Layers of Fear
Someone please hire the talented developers at Bloober Team to work as a small part of a larger project. If left to their own devices, they just mash together well-made horror setpieces without sense or rhythm. Case in point: Layers of Fear, a game with the level design of Antichamber, the imagery of P.T., and the interface of Amnesia without the correct context for any of them. Most importantly, while the game is all about non-Euclidean nightmare logic, it doesn’t realize that bad dreams are scary because you don’t immediately know they’re dreams. It’s obvious very quickly that the events in Layers of Fear aren’t literally happening, draining away much of the horror value. Eventually, the jump scares become so predictable, combined with a laissez-faire approach to player death, that it almost becomes comedic.

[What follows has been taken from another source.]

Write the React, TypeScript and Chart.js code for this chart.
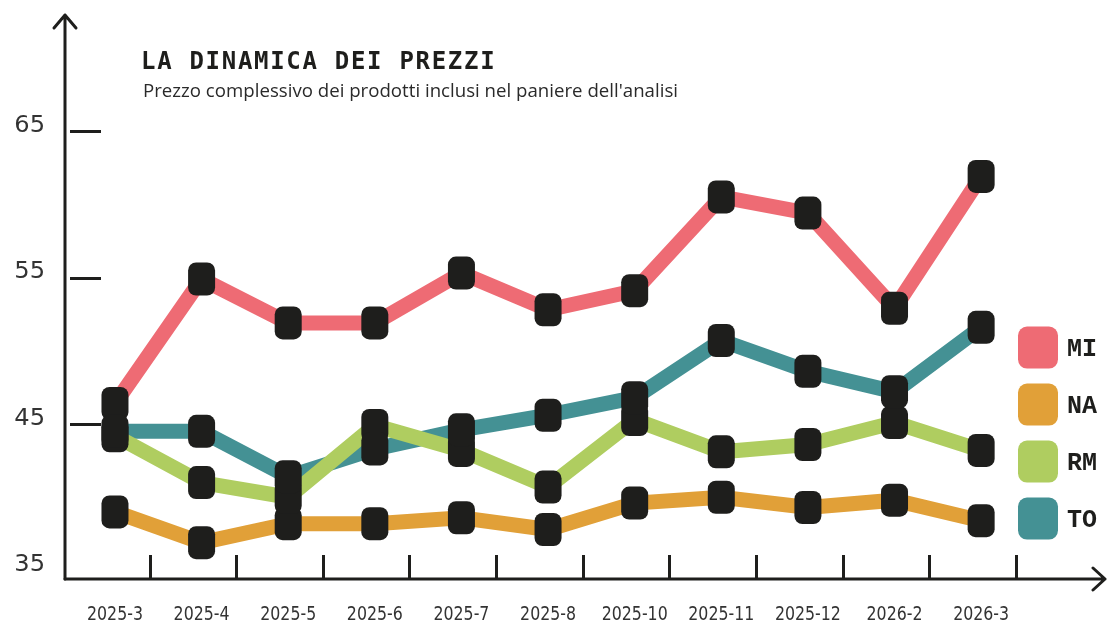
import { useEffect, useRef } from "react";
import { Chart, registerables } from "chart.js";

Chart.register(...registerables);

const titleText = "LA DINAMICA DEI PREZZI";
const subtitleText = "Prezzo complessivo dei prodotti inclusi nel paniere dell'analisi";

const categories = [
  "2025-3", "2025-4", "2025-5", "2025-6", "2025-7", "2025-8",
  "2025-10", "2025-11", "2025-12", "2026-2", "2026-3",
];
const seriesNames = ["MI", "NA", "RM", "TO"];
const miValues = [46.4, 54.9, 51.9, 51.9, 55.3, 52.8, 54.1, 60.5, 59.4, 52.9, 61.9];
const naValues = [39.0, 36.9, 38.2, 38.2, 38.6, 37.8, 39.6, 40.0, 39.3, 39.8, 38.4];
const rmValues = [44.2, 41.0, 40.0, 44.9, 43.2, 40.7, 45.3, 43.1, 43.6, 45.1, 43.2];
const toValues = [44.5, 44.5, 41.4, 43.3, 44.6, 45.6, 46.8, 50.7, 48.6, 47.2, 51.6];
const yTickValues = [35, 45, 55, 65];
const seriesColors = ["#ee6b74", "#e1a038", "#afcd60", "#449194"];

const allValues = [miValues, naValues, rmValues, toValues];
const INK = "#1e1e1c";

function scaledText(ctx: any, text: string, x: number, y: number, sx: number, align: string) {
  ctx.save();
  ctx.translate(x, y);
  ctx.scale(sx, 1);
  ctx.textAlign = align;
  ctx.fillText(text, 0, 0);
  ctx.restore();
}

const decorPlugin = {
  id: "xkcdDecor",
  beforeDatasetsDraw(chart: any) {
    const { ctx, chartArea, scales } = chart;
    const { left, right, top, bottom } = chartArea;
    const x = scales.x;
    const y = scales.y;
    ctx.save();
    ctx.strokeStyle = INK;
    ctx.lineWidth = 3;
    ctx.lineCap = "round";
    ctx.lineJoin = "round";
    ctx.beginPath();
    ctx.moveTo(left, bottom);
    ctx.lineTo(left, top);
    ctx.moveTo(left - 11, top + 13);
    ctx.lineTo(left, top);
    ctx.lineTo(left + 11, top + 13);
    ctx.stroke();
    ctx.beginPath();
    ctx.moveTo(left, bottom);
    ctx.lineTo(right, bottom);
    ctx.moveTo(right - 12, bottom - 11);
    ctx.lineTo(right, bottom);
    ctx.lineTo(right - 12, bottom + 11);
    ctx.stroke();
    ctx.lineCap = "butt";
    yTickValues.forEach((v) => {
      if (v === yTickValues[0]) return;
      const py = Math.round(y.getPixelForValue(v)) + 0.5;
      ctx.beginPath();
      ctx.moveTo(left + 5, py);
      ctx.lineTo(left + 36, py);
      ctx.stroke();
    });
    categories.forEach((_, i) => {
      const px = Math.round(x.getPixelForValue(i + 0.4)) + 0.5;
      ctx.beginPath();
      ctx.moveTo(px, bottom);
      ctx.lineTo(px, bottom - 24);
      ctx.stroke();
    });
    ctx.restore();
  },
  afterDatasetsDraw(chart: any) {
    const { ctx } = chart;
    ctx.save();
    ctx.fillStyle = INK;
    chart.data.datasets.forEach((_: any, di: number) => {
      const meta = chart.getDatasetMeta(di);
      meta.data.forEach((pt: any) => {
        const w = 27;
        const h = 33;
        ctx.beginPath();
        ctx.roundRect(pt.x - w / 2, pt.y - h / 2, w, h, 8);
        ctx.fill();
      });
    });
    ctx.restore();
  },
  afterDraw(chart: any) {
    const { ctx, chartArea, scales } = chart;
    const { left, bottom } = chartArea;
    const x = scales.x;
    const y = scales.y;
    ctx.save();
    // title
    ctx.fillStyle = INK;
    ctx.textBaseline = "alphabetic";
    ctx.textAlign = "left";
    ctx.font = "bold 24px 'DejaVu Sans Mono'";
    (ctx as any).letterSpacing = "1.7px";
    ctx.fillText(titleText, left + 76, 69);
    (ctx as any).letterSpacing = "0px";
    // subtitle (condensed)
    ctx.fillStyle = "#2a2a2a";
    ctx.font = "19px 'Open Sans'";
    const sw = ctx.measureText(subtitleText).width;
    scaledText(ctx, subtitleText, left + 78, 97, 535 / sw, "left");

    // y labels
    ctx.fillStyle = "#333";
    ctx.font = "23px 'DejaVu Sans'";
    ctx.textBaseline = "middle";
    yTickValues.forEach((v) => {
      scaledText(ctx, String(v), left - 20, y.getPixelForValue(v) - 5, 1.05, "right");
    });

    // x labels
    ctx.font = "20px 'DejaVu Sans'";
    ctx.textBaseline = "middle";
    categories.forEach((c, i) => {
      scaledText(ctx, c, x.getPixelForValue(i), bottom + 36, 0.79, "center");
    });

    // legend
    const rowGap = 57;
    const legendTop = y.getPixelForValue(yTickValues[2]) + 70;
    chart.data.datasets.forEach((ds: any, di: number) => {
      const cy = legendTop + di * rowGap;
      ctx.fillStyle = ds.borderColor;
      ctx.beginPath();
      ctx.roundRect(1018, cy - 21, 40, 42, 9);
      ctx.fill();
      ctx.fillStyle = INK;
      ctx.font = "bold 25px 'Liberation Mono'";
      ctx.textAlign = "left";
      ctx.textBaseline = "middle";
      ctx.fillText(ds.label, 1067, cy + 2);
    });
    ctx.restore();
  },
};

export default function App() {
  const canvasRef = useRef<HTMLCanvasElement | null>(null);

  useEffect(() => {
    const canvas = canvasRef.current;
    if (!canvas) return;
    const chart = new Chart(canvas, {
      type: "line",
      data: {
        datasets: seriesNames.map((name, k) => ({
          label: name,
          data: allValues[k].map((v, i) => ({ x: i, y: v })),
          borderColor: seriesColors[k],
          backgroundColor: seriesColors[k],
          borderWidth: 15,
          pointRadius: 0,
          pointHoverRadius: 0,
          tension: 0,
          fill: false,
        })),
      },
      options: {
        responsive: false,
        animation: false,
        layout: { padding: { left: 65, top: 15, right: 2, bottom: 45 } },
        scales: {
          x: { type: "linear", min: -0.577, max: 11.43, display: false },
          y: { type: "linear", min: 34.42, max: 72.92, display: false },
        },
        plugins: {
          legend: { display: false },
          tooltip: { enabled: false },
          title: { display: false },
        },
        events: [],
      },
      plugins: [decorPlugin],
    } as any);
    return () => chart.destroy();
  }, []);

  return (
    <div style={{ position: "absolute", left: 0, top: 0, width: 1107, height: 624, background: "#fff" }}>
      <canvas ref={canvasRef} width={1107} height={624} style={{ display: "block", width: 1107, height: 624 }} />
    </div>
  );
}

It’s actually more enjoyable to absorb the paranoid, surreal atmosphere and ignore the overt attempts to shock. The developers’ chosen instruments are astonishingly clichéd – including dolls, paintings, phonographs, etc. – but they’re also extensive and reliable. The story strikes a solid balance of concrete and inconclusive, and the many ways that rooms and items can move, appear, or disappear when you’re not looking never cease to impress from a technical perspective. Even the mouse-based item manipulation becomes more appropriate in this context, as it now feels like trying to appreciate every detail of the environment, rather than asking your psychological hell to take a break while you explore every drawer of a desk. The visuals and audio are probably the only things of consistent quality regardless of how you play – the former is always excellent, and the latter is always sub-par.
Note: this score was changed from 5.5 to reflect the author’s changing opinion.